WATERFORD, CT.: The Eugene O’Neill Theater Center, in partnership with the Kennedy Center, National New Play Network and Stage Directors and Choreographers Foundation, announced a new National Directors Fellowship on Tuesday, American Theatre has learned exclusively.
Planned to run over five years, the program will provide a total of 25 early-career directors with 18 months of professional development opportunities and hands-on experience each, culminating in a potential directing opportunity at an NNPN theatre.
“We want to be an agent of change with this program, in terms of breaking the hamster wheel where emerging directors are stuck in this consistent track of assistant directorships,” said Preston Whiteway, executive director of the O’Neill Center. “How do you ever get that full production if no one’s going to take a chance on you?”
That’s a question Wendy C. Goldberg has been asking herself for years. As artistic director of the O’Neill’s National Playwrights Conference, she has devoted her time to helping writers. She brought up the idea of starting a directors fellowship two years ago when she noticed, from her own experience as a director, that there weren’t as many opportunities for rising directors as there were for playwrights.
“I’ve been a professional director for 15 years, and in that time, look at how many more opportunities have emerged for playwrights, and I can still look at essentially the same three to four programs that were trailblazers in director outreach and training,” Goldberg explained. “There’s a perception issue that because there are so many playwright opportunities that equals director opportunities.”
With a $200,000 grant from the Doris Duke Foundation, along with some additional funding, the National Directors Fellowship plans to welcome a new class of 5 fellows every 12 months for its 18-month program. The curriculum begins with a week at the O’Neill’s National Playwrights Conference at the end of July, where the fellows will observe rehearsals and potentially assist in the room, as well as attend additional seminars with industry professionals.

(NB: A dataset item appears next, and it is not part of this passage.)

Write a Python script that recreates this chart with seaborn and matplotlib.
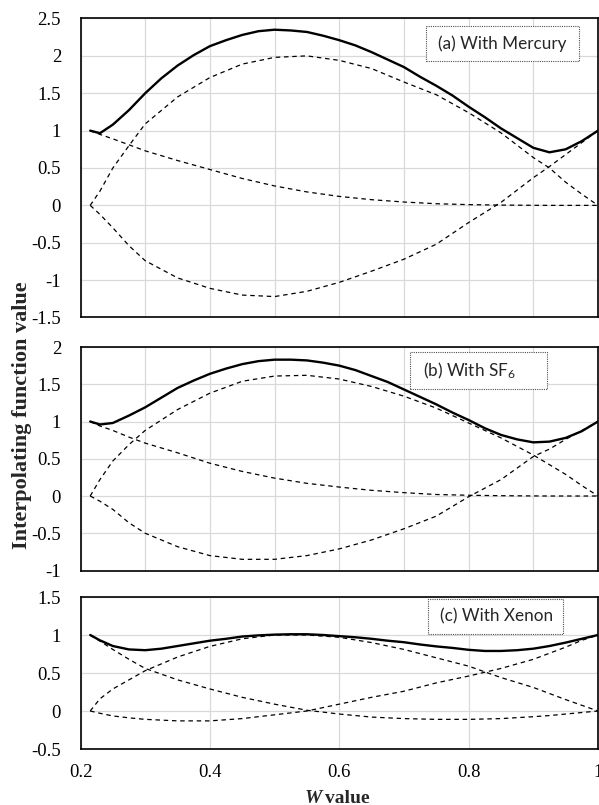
import numpy as np
import pandas as pd
import matplotlib
matplotlib.use("Agg")
import matplotlib.pyplot as plt
import seaborn as sns
from matplotlib.patches import Rectangle
from matplotlib.ticker import FuncFormatter

# ---------------- data ----------------
# W values at which the thick (total) curves were read
W_total = [0.215, 0.23, 0.25, 0.275, 0.30, 0.325, 0.35, 0.375, 0.40, 0.425,
           0.45, 0.475, 0.50, 0.525, 0.55, 0.575, 0.60, 0.625, 0.65, 0.675,
           0.70, 0.725, 0.75, 0.775, 0.80, 0.825, 0.85, 0.875, 0.90, 0.925,
           0.95, 0.975, 1.00]
# W values at which the dashed (component) curves were read
W_comp = [0.215, 0.23, 0.25, 0.275, 0.30, 0.35, 0.40, 0.45, 0.50, 0.55,
          0.60, 0.65, 0.70, 0.75, 0.80, 0.85, 0.90, 0.925, 0.95, 0.975, 1.00]

# (a) With Mercury
hg_total = [1.00, 0.965, 1.08, 1.275, 1.50, 1.70, 1.87, 2.01, 2.13, 2.21,
            2.28, 2.33, 2.35, 2.34, 2.32, 2.27, 2.21, 2.14, 2.05, 1.95,
            1.85, 1.72, 1.60, 1.47, 1.32, 1.18, 1.03, 0.90, 0.77, 0.71,
            0.75, 0.86, 1.00]
hg_mid = [0.00, 0.19, 0.50, 0.80, 1.09, 1.45, 1.71, 1.89, 1.98, 2.00,
          1.94, 1.83, 1.65, 1.48, 1.24, 0.97, 0.64, 0.50, 0.31, 0.15, 0.00]
hg_low = [1.00, 0.95, 0.89, 0.81, 0.73, 0.60, 0.48, 0.36, 0.26, 0.18,
          0.12, 0.076, 0.045, 0.022, 0.01, 0.004, 0.001, 0.0, 0.0, 0.0, 0.0]
hg_high = [0.00, -0.12, -0.30, -0.54, -0.74, -0.97, -1.11, -1.20, -1.22, -1.15,
           -1.03, -0.88, -0.72, -0.52, -0.23, 0.04, 0.37, 0.52, 0.68, 0.84, 1.00]

# (b) With SF6
sf_total = [1.00, 0.96, 0.98, 1.08, 1.19, 1.32, 1.45, 1.55, 1.64, 1.71,
            1.77, 1.81, 1.83, 1.83, 1.82, 1.79, 1.75, 1.69, 1.61, 1.53,
            1.43, 1.33, 1.23, 1.12, 1.02, 0.91, 0.82, 0.76, 0.72, 0.73,
            0.78, 0.87, 1.00]
sf_mid = [0.00, 0.22, 0.47, 0.69, 0.88, 1.16, 1.38, 1.54, 1.61, 1.62,
          1.57, 1.47, 1.34, 1.18, 0.98, 0.78, 0.55, 0.42, 0.29, 0.14, 0.00]
sf_low = [1.00, 0.94, 0.88, 0.79, 0.71, 0.58, 0.44, 0.33, 0.24, 0.17,
          0.12, 0.076, 0.045, 0.02, 0.01, 0.004, 0.001, 0.0, 0.0, 0.0, 0.0]
sf_high = [0.00, -0.07, -0.18, -0.36, -0.50, -0.68, -0.80, -0.85, -0.85, -0.80,
           -0.71, -0.59, -0.44, -0.27, -0.01, 0.22, 0.53, 0.63, 0.76, 0.88, 1.00]

# (c) With Xenon
xe_total = [1.00, 0.93, 0.855, 0.81, 0.80, 0.82, 0.855, 0.89, 0.925, 0.95,
            0.98, 0.995, 1.005, 1.01, 1.01, 1.00, 0.985, 0.97, 0.95, 0.925,
            0.905, 0.875, 0.85, 0.83, 0.805, 0.79, 0.79, 0.80, 0.82, 0.855,
            0.90, 0.95, 1.00]
xe_mid = [0.00, 0.16, 0.29, 0.41, 0.53, 0.71, 0.85, 0.95, 1.00, 1.00,
          0.97, 0.90, 0.81, 0.70, 0.59, 0.44, 0.31, 0.23, 0.15, 0.075, 0.00]
xe_low = [1.00, 0.92, 0.81, 0.68, 0.56, 0.41, 0.29, 0.18, 0.09, 0.01,
          -0.04, -0.08, -0.10, -0.11, -0.11, -0.10, -0.075, -0.06, -0.04, -0.02, 0.00]
xe_high = [0.00, -0.03, -0.065, -0.09, -0.11, -0.13, -0.13, -0.10, -0.05, 0.00,
           0.09, 0.18, 0.26, 0.37, 0.46, 0.56, 0.68, 0.76, 0.84, 0.93, 1.00]

panel_labels = ["(a) With Mercury", "(b) With SF$_6$", "(c) With Xenon"]
x_ticks_c = [0.2, 0.4, 0.6, 0.8, 1.0]
y_ranges = [(-1.5, 2.5), (-1.0, 2.0), (-0.5, 1.5)]

# ---------------- style ----------------
sns.set_theme(style="white")
plt.rcParams["font.family"] = ["Liberation Serif", "DejaVu Serif"]
plt.rcParams["axes.unicode_minus"] = False
plt.rcParams["mathtext.fontset"] = "custom"
plt.rcParams["mathtext.rm"] = "Lato"
plt.rcParams["mathtext.it"] = "Lato:italic"
plt.rcParams["mathtext.bf"] = "Lato:bold"

FW, FH = 599, 805
fig = plt.figure(figsize=(FW / 100, FH / 100), dpi=100)
fig.patch.set_facecolor("white")

left_px, right_px = 80.5, 598.0


def add_ax(top, bottom):
    return fig.add_axes([left_px / FW, 1 - bottom / FH,
                         (right_px - left_px) / FW, (bottom - top) / FH])


axes = [add_ax(18.5, 317.5), add_ax(347.0, 570.5), add_ax(597.0, 749.0)]

panels = [
    (hg_total, hg_mid, hg_low, hg_high),
    (sf_total, sf_mid, sf_low, sf_high),
    (xe_total, xe_mid, xe_low, xe_high),
]

fmt = FuncFormatter(lambda v, p: f"{round(v, 3):g}")

for i, (ax, series) in enumerate(zip(axes, panels)):
    total, mid, low, high = series
    dfc = pd.DataFrame({"W": W_comp, "mid": mid, "low": low, "high": high})
    dft = pd.DataFrame({"W": W_total, "total": total})
    for col in ["mid", "low", "high"]:
        sns.lineplot(data=dfc, x="W", y=col, ax=ax, color="black", lw=0.9,
                     linestyle=(0, (3.6, 3.0)), sort=False, estimator=None,
                     errorbar=None, zorder=3)
    sns.lineplot(data=dft, x="W", y="total", ax=ax, color="black", lw=1.7,
                 sort=False, estimator=None, errorbar=None, zorder=4,
                 solid_capstyle="round", solid_joinstyle="round")

    ylo, yhi = y_ranges[i]
    ax.set_xlim(0.2, 1.0)
    ax.set_ylim(ylo, yhi)
    ax.set_yticks(np.arange(ylo, yhi + 0.01, 0.5))
    ax.yaxis.set_major_formatter(fmt)
    if i < 2:
        ax.set_xticks(np.arange(0.2, 1.001, 0.1))
        ax.tick_params(axis="x", labelbottom=False)
    else:
        ax.set_xticks(x_ticks_c)
        ax.xaxis.set_major_formatter(fmt)
    ax.grid(True, color="#d9d9d9", lw=0.9)
    ax.set_axisbelow(True)
    ax.tick_params(length=0, labelsize=13.5, pad=11, colors="black")
    ax.tick_params(axis="y", pad=14)
    for s in ax.spines.values():
        s.set_color("black")
        s.set_linewidth(1.2)
        s.set_visible(True)
    ax.set_xlabel("")
    ax.set_ylabel("")
    ax.set_facecolor("white")

# annotation boxes (pixel positions)
boxes = [(426, 26, 579, 61, 438), (410, 352, 547, 389, 423), (428, 599, 563, 634, 440)]
for (x0, y0, x1, y1, tx), lab in zip(boxes, panel_labels):
    rect = Rectangle((x0 / FW, 1 - y1 / FH), (x1 - x0) / FW, (y1 - y0) / FH,
                     transform=fig.transFigure, facecolor="white",
                     edgecolor="#505050", lw=0.8, linestyle=(0, (1, 1)), zorder=5)
    fig.add_artist(rect)
    fig.text(tx / FW, 1 - ((y0 + y1) / 2) / FH, lab, ha="left", va="center",
             fontsize=12.3, family=["Lato", "DejaVu Sans"], zorder=6)

# axis labels
fig.text(22 / FW, 1 - 415 / FH, "Interpolating function value", rotation=90,
         ha="center", va="center", fontsize=16, fontweight="bold")
fig.text(322 / FW, 1 - 798 / FH, "W", ha="right", va="center", fontsize=14,
         fontweight="bold", fontstyle="italic")
fig.text(325 / FW, 1 - 798 / FH, "value", ha="left", va="center", fontsize=14,
         fontweight="bold")

fig.savefig("out.png", dpi=100, facecolor="white")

From the O’Neill, the cohort will go directly to the Kennedy Center for an MFA playwrights’ workshop and directing intensive, led by NNPN and the Kennedy Center American College Theater Festival. The group will then return to the O’Neill in January for more intensive curriculum, as well as the opportunity to work on directing a play by a living writer with professional actors. The directing fellows will also have esteemed working directors available for mentoring and advice while working on these projects.
The entire program concludes with a residency at an NNPN core theatre, where the director fellows may have the chance to direct or assist on a production. The O’Neill will accept applications for the fellowship Jan. 12-16, 2015.
“We have to be certain that someone is really trying to make a concerted effort to make this their career path,” Goldberg said of what she’s looking for in applicants. “We’re also going to be looking at people who understand that we are specific to new-play work, and people who really understand and are devoted to writers as a core value of what they do.”
Added Whiteway, “We are keeping it a little bit vague on purpose because we do want to find the person who didn’t necessarily go through an MFA program for directing, but who is doing great things with little visibility in Kansas City or Denver or Portland. Part of this grant is about finding folks who aren’t necessarily on the MFA directing track.”
NNPN executive director Nan Barnett said that what NNPN brings to the partnership is the ability to expose the fellows to all different forms of work across the country. “The program is going to evolve as the directors themselves evolve,” Barnett said, adding that fellows will have the chance to network and possibly collaborate with NNPN’s 29 core theatres, as well as their associate members, which focus on all types of work, including devised, solo and ensemble-driven pieces. NNPN has theatres in 57 cities across the U.S., providing geographic diversity as well.
“NNPN matches very well with launching careers for early-career directors, and this program is trying to make it easier for these theatres, which are on a smaller budget scale and don’t always have the funding to bring someone in from out of town and house them,” Whiteway explained. “It funds the director to go wherever they need to go and pays for the salary.”
With the O’Neill’s campus expansion this year, the Waterford location has 65 additional beds and more rehearsal spaces, which are helping to accommodate new initiatives like the directing fellowship.
“We’re interested to see what comes in,” Whiteway says of applicants. “We want to find the undiscovered talent.”